The paper, published in the journal Ecology, suggests that heavy weather events, though infrequent, cause an inordinate amount of organic material to bypass headwater systems, pushing them downstream into larger rivers, coastal waters, and inland basins.
This phenomenon can have profound ecological implications on the quality of water systems worldwide and the chemical processes that occur within them. Dissolved organic matter -- a complex mix of compounds that leeches into waterways and gives rivers and streams their color -- introduces nutrients and pollutants, influences the escape of carbon dioxide from the water, and can impact the amount of light that penetrates the water. That, in turn, can affect levels of phytoplankton, a major food source for many organisms.
Researchers have long believed that organic materials are naturally processed by organisms in the "first order" streams -- the smaller streams at the headwaters of a river network headstream waters -- creating new compounds that are in turn processed by organisms farther downstream, with the process occurring throughout the system. The process is known as the River Continuum Concept.
But the new paper underscores that this process does not account for the importance of heavy weather events, which trigger "pulses" of organic matter into waterways. As the authors explain, these events also push, or "shunt," this organic matter past the headwaters before there is time for those reactions to occur since they also accelerate the velocity of the water flow.
They term this theory the "pulse-shunt concept."
"We predict that alot of this organic matter is actually shunted past the small streams and the reactions occur in the larger rivers or even in the coastal ocean," said Peter Raymond, a professor of ecosystem ecology at the Yale School of Forestry & Environmental Studies (F&ES) and lead author of the study. "We also offer a new conceptual theory for watershed biogeochemistry that demonstrates this through first principles and is transferrable to other watersheds and other nutrients."
Previous research has estimated that about 60 percent of the transported DOM from terrestrial landscapes to waterways occurs during 15 days, including days of heavy rain or snow melt.

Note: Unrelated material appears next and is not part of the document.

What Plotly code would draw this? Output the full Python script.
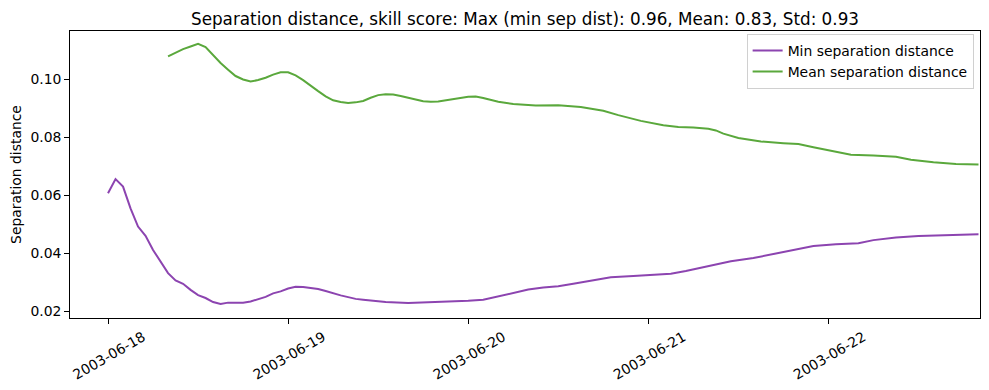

"Because the concentration of material transport increases with the size of the event, the total flux off the landscape is greatest when you have a few large events as opposed to several smaller events," Raymond said. "However, the 'shunt' that occurs during these large events also reduces the amount of material that is removed within the smaller streams and rivers.
"So there is this double additive effect that exports more of these organic materials to coastal waters."
The researchers say that shifts in the transport of DOM could potentially impact mercury inputs to inland waters and the Sound, dissolved oxygen concentrations, and water clarity.
The paper was co-authored by James Saiers, the Clifton R. Musser Professor of Hydrology at F&ES, and William Sobczak from the College of the Holy Cross.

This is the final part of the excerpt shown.